Florida State University’s annual “Art in STEM” exhibition returns for its eighth year April 23, inviting a global audience to experience stunning visuals created by researchers in science, technology, engineering and math disciplines.
The event is hosted by FSU’s Graduate Women in STEM (GWIS), in collaboration with the FSU College of Arts and Sciences and the FSU Libraries Office of Digital Research and Scholarship. It will take place in a virtual format, as it has done since 2020.
The photography and artwork exhibit will showcase work by 19 students representing the FSU departments of biological science, biomedical sciences, chemistry and biochemistry, mathematics, molecular biophysics and scientific computing. This year’s art pieces, which will also be on display at FSU’s Dirac Science Library, cover a range of topics, including crystal growth, cancer research and flight data visualizations.
Marcus Liebenthal, a chemistry doctoral candidate whose research focuses on quantum chemistry, is among the students with artwork featured in this year’s exhibition, “Orbital Visualization of Thorium Complex,” a simulation showing how power plants and factories bind chemicals to radioactive elements, making it easier to remove toxic solutions.
“I simulate such a reaction, where thorium — a radioactive element — is bound to three cyclopentadiene anions,” Liebenthal said. “During the simulation, I visualize an orbit of one of the electrons that help bind these molecules together, giving deeper insight into the underlying quantum mechanics.”
He added that he makes ray-traced images of molecules as a hobby.
“I like the idea of simulating billions of photo rays and the realistic effects they can make,” he said. “I wanted to share my art piece with people, and ‘Art in STEM’ seemed like a wonderful place to do so.”
Liebenthal said the exhibition “showcases the amount of creativity that goes into research and how often it goes unnoticed.”
“Art in STEM” has continued to grow in popularity since its 2015 inception. The success of its 2020 transition to a virtual platform inspired event organizers to provide the online format for 2021 and 2022.
Azza Ben Akacha, a doctoral candidate in the Department of Chemistry and Biochemistry and the co-vice president of GWIS, touted “Art in STEM” as the organization’s biggest and most anticipated event of the year.
“‘Art in STEM’ is a great opportunity to showcase the diversity of the research work done at FSU by undergraduate, graduate students and post-doctoral researchers,” Ben Akacha said. “Art pieces are typically displayed at the Dirac Science Library throughout the year, so the FSU community gets the chance to know about the research work at the different departments.”
Ashley Arcidiacono, a chemistry doctoral candidate, added: “FSU has a proud legacy of outstanding research in STEM, and I think the community is always excited to learn about the excellent work being done on their campus. From record-breaking solar cell devices to novel, sustainable plastics, there’s a lot of discovery to celebrate at FSU.”

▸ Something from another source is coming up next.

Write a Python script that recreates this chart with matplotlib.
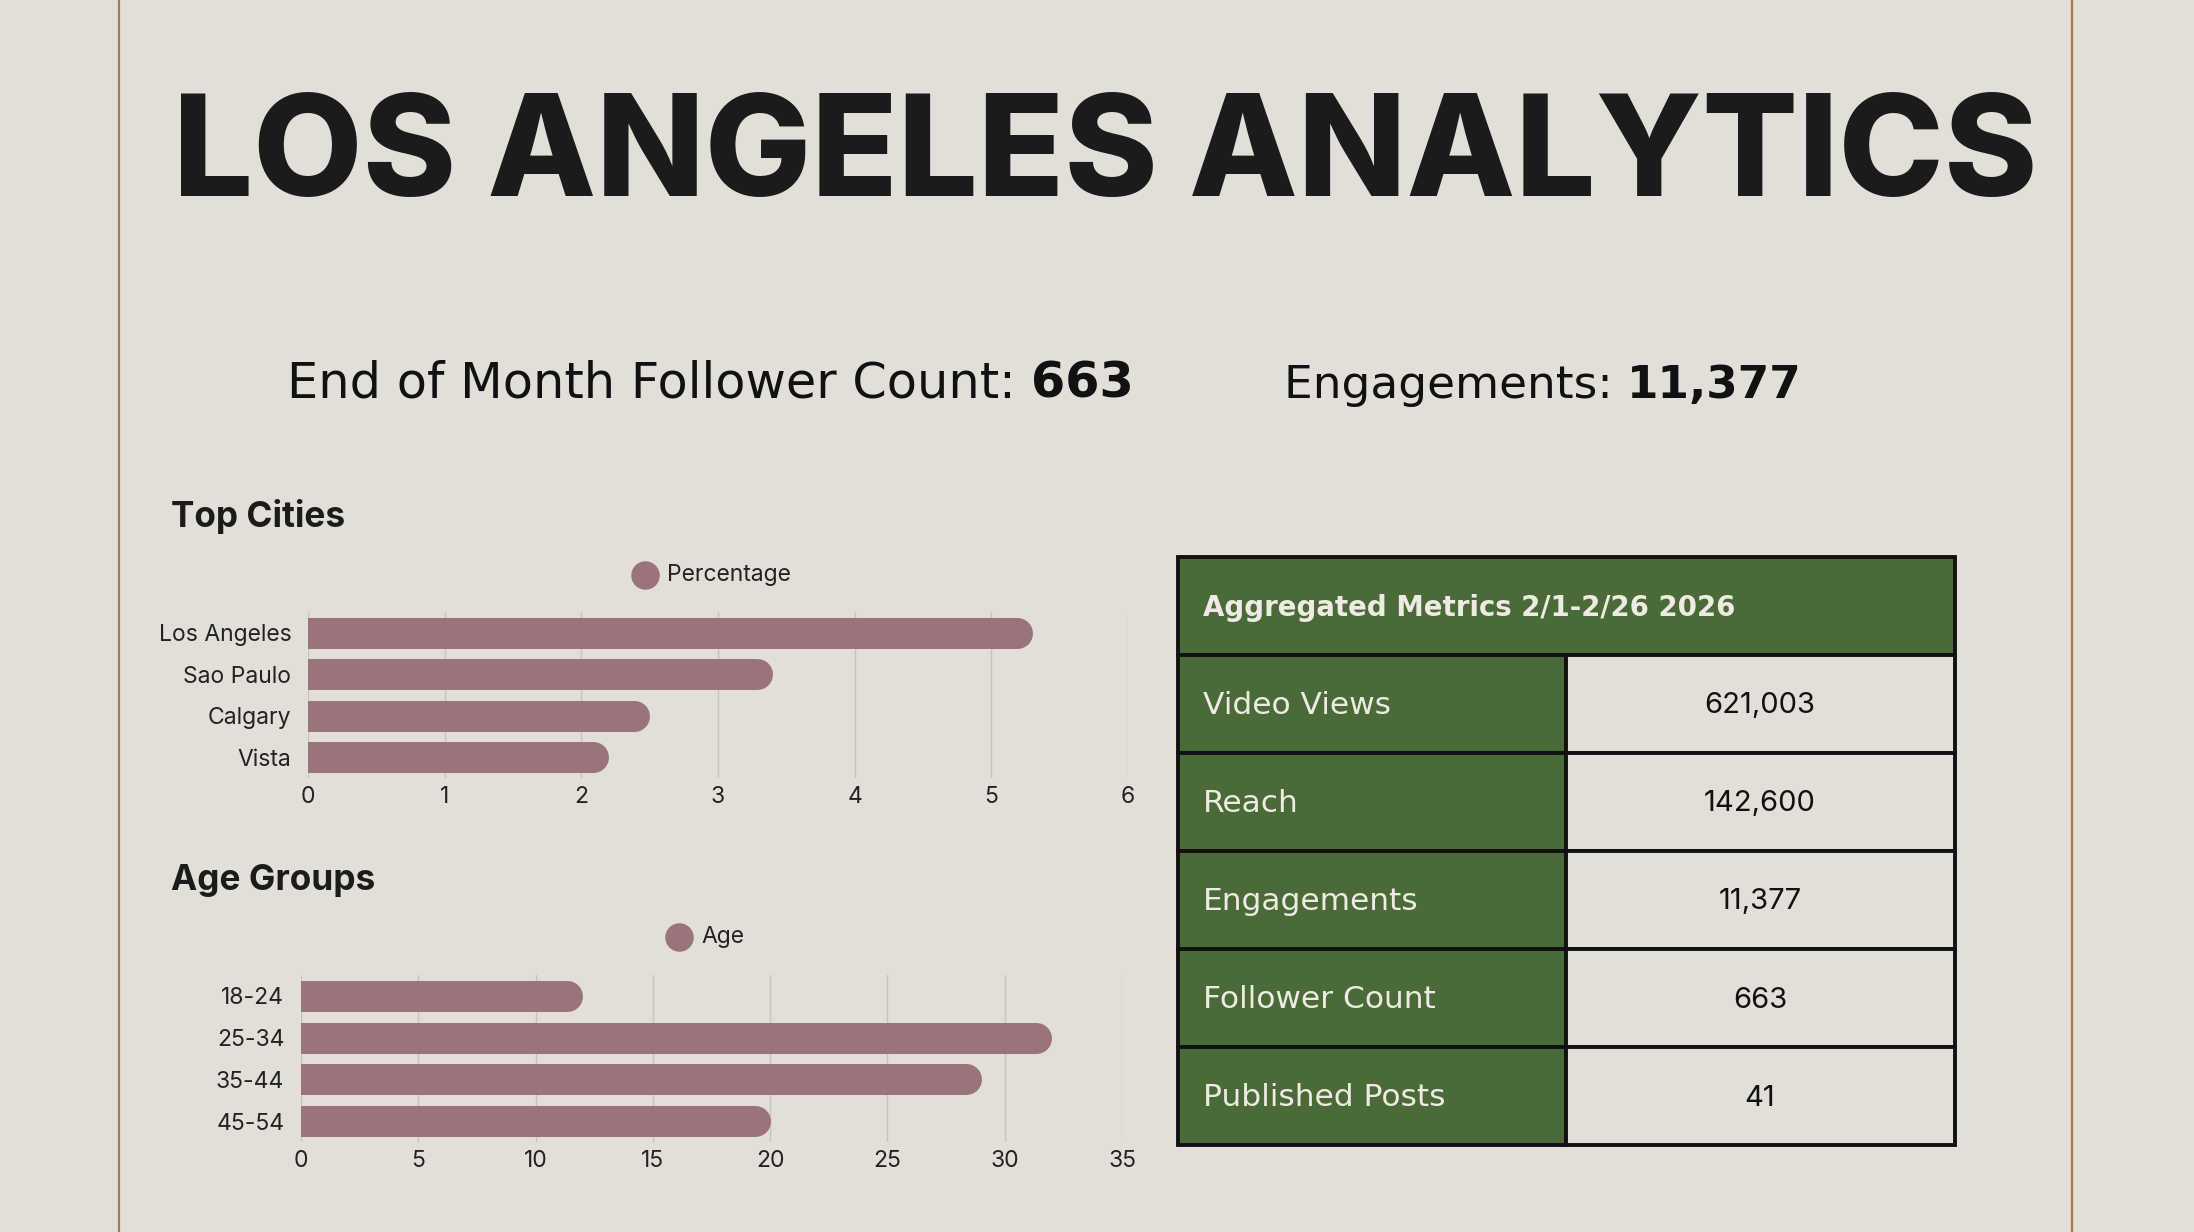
import matplotlib
matplotlib.use("Agg")
import matplotlib.pyplot as plt
from matplotlib.patches import Rectangle

W, H = 2194, 1232

BG = "#e1dfd8"
GREEN = "#4a6a38"
BAR = "#9a747a"
EDGE = "#b4734e"
INK = "#1b1b1b"
GRID = "#c6c3bd"

# data
title = "LOS ANGELES ANALYTICS"
follower_count = "663"
engagements = "11,377"

cities = ["Los Angeles", "Sao Paulo", "Calgary", "Vista"]
city_pct = [5.3, 3.4, 2.5, 2.2]
city_ticks = [0, 1, 2, 3, 4, 5, 6]

age_groups = ["18-24", "25-34", "35-44", "45-54"]
age_share = [12, 32, 29, 20]
age_ticks = [0, 5, 10, 15, 20, 25, 30, 35]

table_title = "Aggregated Metrics 2/1-2/26 2026"
metric_names = ["Video Views", "Reach", "Engagements", "Follower Count", "Published Posts"]
metric_values = ["621,003", "142,600", "11,377", "663", "41"]

SANS = ["Inter", "DejaVu Sans"]
WIDE = ["DejaVu Sans"]

fig = plt.figure(figsize=(W / 100, H / 100), dpi=100, facecolor=BG)

# full page axes in pixel units (y down)
bg = fig.add_axes([0, 0, 1, 1])
bg.set_xlim(0, W)
bg.set_ylim(H, 0)
bg.axis("off")
bg.set_facecolor(BG)

fig.canvas.draw()
renderer = fig.canvas.get_renderer()


def fit(t, width):
    # scale font so the text spans the wanted pixel width
    w = t.get_window_extent(renderer).width
    t.set_fontsize(t.get_fontsize() * width / w)
    return t


def text_w(t):
    return t.get_window_extent(renderer).width


# page edges
bg.plot([119, 119], [0, H], color=EDGE, lw=1.6)
bg.plot([2072, 2072], [0, H], color=EDGE, lw=1.6)

# title
t = bg.text(1105, 196, title, ha="center", va="baseline", fontsize=90,
            fontweight="heavy", family=SANS, color=INK)
fit(t, 1865)

# follower / engagement line
def label_pair(x, baseline, plain, bold, width):
    a = bg.text(x, baseline, plain, ha="left", va="baseline", fontsize=30,
                family=WIDE, color="#111111")
    b = bg.text(x, baseline, bold, ha="left", va="baseline", fontsize=30,
                family=WIDE, fontweight="bold", color="#111111")
    scale = width / (text_w(a) + text_w(b))
    a.set_fontsize(30 * scale)
    b.set_fontsize(30 * scale)
    b.set_x(x + text_w(a))

label_pair(287, 398, "End of Month Follower Count: ", follower_count, 847)
label_pair(1284, 398, "Engagements: ", engagements, 518)

# section headings
fit(bg.text(171, 527, "Top Cities", ha="left", va="baseline", fontsize=30,
            fontweight="bold", family=SANS, color=INK), 174)
fit(bg.text(171, 890, "Age Groups", ha="left", va="baseline", fontsize=30,
            fontweight="bold", family=SANS, color=INK), 204)


def px_axes(x0, y0, x1, y1):
    return fig.add_axes([x0 / W, 1 - y1 / H, (x1 - x0) / W, (y1 - y0) / H])


def bar_chart(ax, labels, vals, ticks, legend_name, legend_xy):
    xmax = ticks[-1]
    ax.set_xlim(0, xmax)
    ax.set_ylim(len(vals) - 0.5, -0.5)
    ax.set_facecolor("none")
    bar_px = 31
    ax_w = ax.get_position().width * W
    r = bar_px / 2 * xmax / ax_w
    for i, v in enumerate(vals):
        ax.plot([0, v - r], [i, i], color=BAR, lw=bar_px * 0.72,
                solid_capstyle="round", zorder=3)
    ax.set_yticks(range(len(labels)))
    ax.set_yticklabels(labels)
    ax.set_xticks(ticks)
    ax.grid(axis="x", color=GRID, lw=1.0, zorder=0)
    ax.set_axisbelow(True)
    for s in ax.spines.values():
        s.set_visible(False)
    ax.tick_params(length=0, labelsize=16.5, colors="#222222", pad=6)
    for lab in ax.get_xticklabels() + ax.get_yticklabels():
        lab.set_family(SANS)
    ax.tick_params(axis="y", pad=12)
    # legend entry
    cx, cy = legend_xy
    bg.scatter([cx], [cy], s=380, color=BAR, zorder=4)
    bg.text(cx + 22, cy, legend_name, ha="left", va="center", fontsize=16.5,
            family=SANS, color="#222222")


ax1 = px_axes(308, 612, 1128, 778)
bar_chart(ax1, cities, city_pct, city_ticks, "Percentage", (645, 575))

ax2 = px_axes(301, 975, 1122, 1142)
bar_chart(ax2, age_groups, age_share, age_ticks, "Age", (679, 937))

# metrics table
tx0, tx1, tmid = 1178, 1955, 1566
ty0, head_h, row_h = 557, 98, 98
n = len(metric_names)
bg.add_patch(Rectangle((tx0, ty0), tx1 - tx0, head_h, facecolor=GREEN,
                       edgecolor="#111111", lw=2.8, zorder=2))
fit(bg.text(1203, ty0 + head_h / 2 + 2, table_title, ha="left", va="center",
            fontsize=20, fontweight="bold", family=WIDE, color="#eeebe4",
            zorder=3), 532)
for i, (name, val) in enumerate(zip(metric_names, metric_values)):
    y = ty0 + head_h + i * row_h
    bg.add_patch(Rectangle((tx0, y), tmid - tx0, row_h, facecolor=GREEN,
                           edgecolor="#111111", lw=2.8, zorder=2))
    bg.add_patch(Rectangle((tmid, y), tx1 - tmid, row_h, facecolor=BG,
                           edgecolor="#111111", lw=2.8, zorder=2))
    bg.text(1203, y + row_h / 2 + 2, name, ha="left", va="center", fontsize=22.5,
            family=WIDE, color="#eeebe4", zorder=3)
    bg.text(1760, y + row_h / 2 + 2, val, ha="center", va="center", fontsize=21,
            family=SANS, color="#111111", zorder=3)

fig.savefig("out.png", dpi=100, facecolor=BG)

Arcidiacono serves as the event coordinator for GWIS and has participated in the annual event for the past few years. She considers the exhibition a great way to demonstrate the creativity and intriguing nature of STEM research for the entire campus community.
“Historically, science has been presented in ways that are not always accessible to those who are not in a scientific field,” Arcidiacono said. “This event is a way to share the groundbreaking research being conducted by undergraduates, graduates and postdocs in an exciting way to bridge that gap. Science is for everyone, and ‘Art in STEM’ celebrates that idea.”
Members of the FSU community and the public are also invited to vote for their favorite artwork in the “Art in STEM” People’s Choice Award. The winning artist will receive a prize basket courtesy of participating exhibition sponsors. Voting closes April 24, and the winner will be announced April 25.
The 2022 “Art in STEM” exhibition is now online at fsudrs.github.io/artinSTEM/. Viewers who missed the 2021 exhibition can browse artwork at fsudrs.github.io/artinSTEM/past-exhibits/.